Translating intercultural interactions in the Netflix-branded film American Factory
BeiHu
National University of Singapore
Abstract
The Netflix-branded film American Factory glaringly illustrates China’s and the United States’s
contrasting views on capitalism, propaganda, and labour rights. The film directors have argued that the entangling of clashing
civilisations that permeates numerous layers of the documentary is delivered in a subtle and nuanced manner. However, the English
and Chinese subtitles of the multilingual film’s bilingual dialogue are found to frequently, and usually implicitly, show varying
levels of translator intervention that may alter the degree of cultural difference and opposition. By investigating the inherent
translator interventions in the presentation of cultural allusions in Netflix’s English- and Chinese-translated subtitles of the
bilingual dialogue in the film, this study focuses on the extent to which these interventions are discursively juxtaposed with
Netflix’s media logic.

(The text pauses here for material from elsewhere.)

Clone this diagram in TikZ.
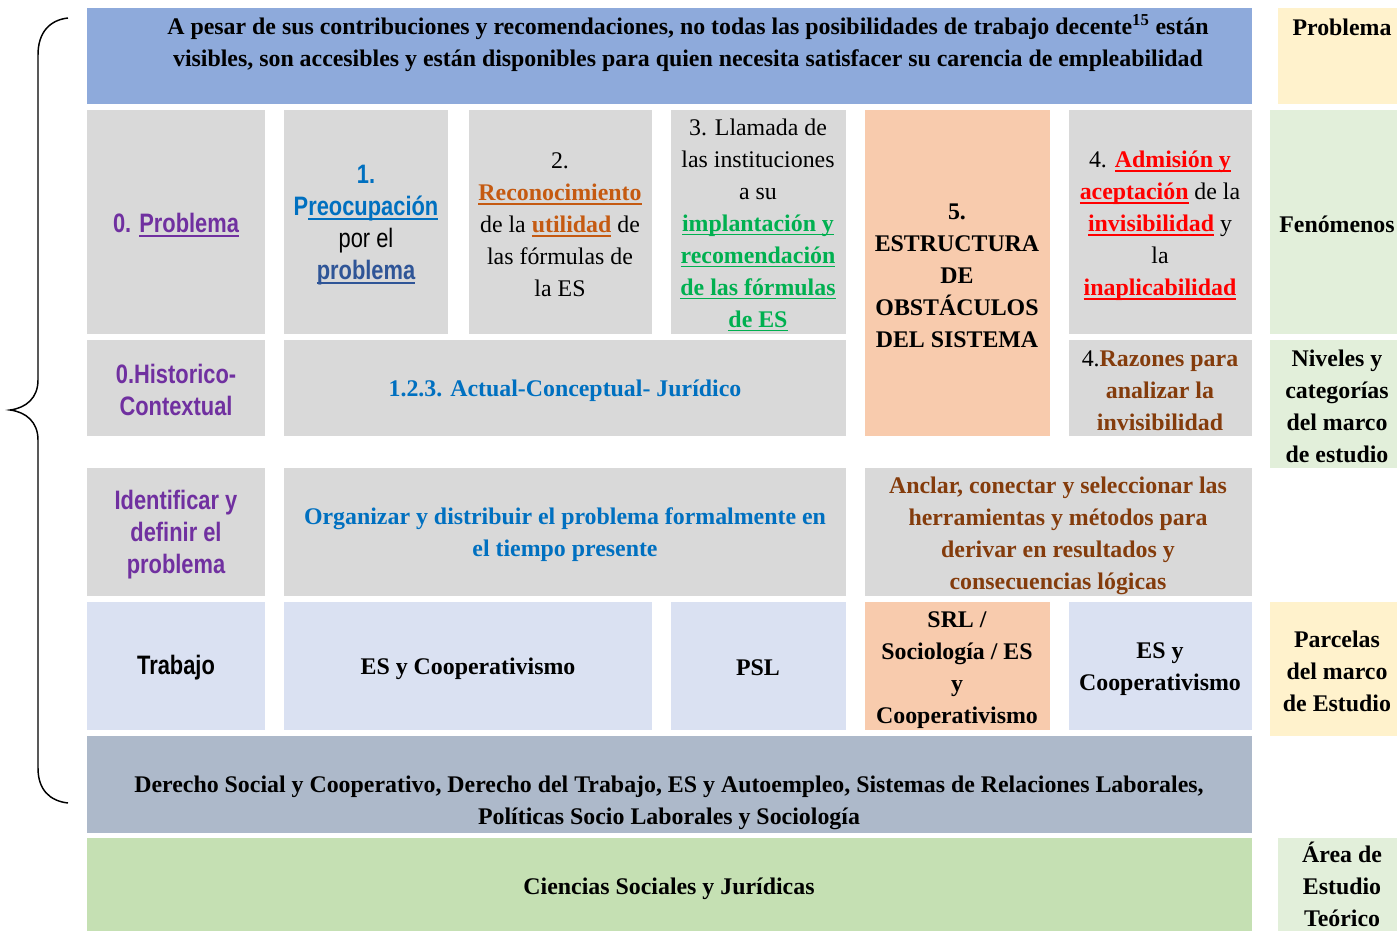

Special attention is paid to how intercultural positions are perceived by heterogeneous viewers in China
and the United States. This article argues that streaming media giants, such as Netflix, exert an influence on the representation
of cultural nuances in multilingual films. Hence, the study calls for a reflexive view of streaming media translation research
that acknowledges the complex power dynamics resulting from audio-visual intercultural communication and its corresponding
implications for intercultural relations.
‘See what’s next.’ Netflix’s promotional tagline is an invitation to view the abundant audio-visual content that is
instantly available for its global audiences at the click of a button. The rapid development of subscription video-on-demand (SVOD)
services, such as Netflix, Disney Plus, and Amazon Prime Video, over the last decade is a resounding victory for the expansion and
acceleration of media networks that has challenged the long-standing debate (Nordenstreng and
Varis 1974; Katz and Wedell 1977) regarding the direction of one-way
West-to-rest global media flows (e.g., Liebes and Katz 1990; Cunningham and Silver 2013; Lobato 2018). Users of SVOD platforms
have also become accustomed to an asynchronous, nonlinear way of watching characterised by “à la carte selection from algorithmically
curated catalogues of content” (Lobato 2018, 1). Media scholarship (e.g., Tryon 2013; Lotz 2014, 2017; Cunningham and Scarlata 2020) has set out to map how
nonlinear SVOD distribution – “internet TV services,” as Lobato (2018, 2) terms it – has
seriously challenged previous postulates of the global media landscape.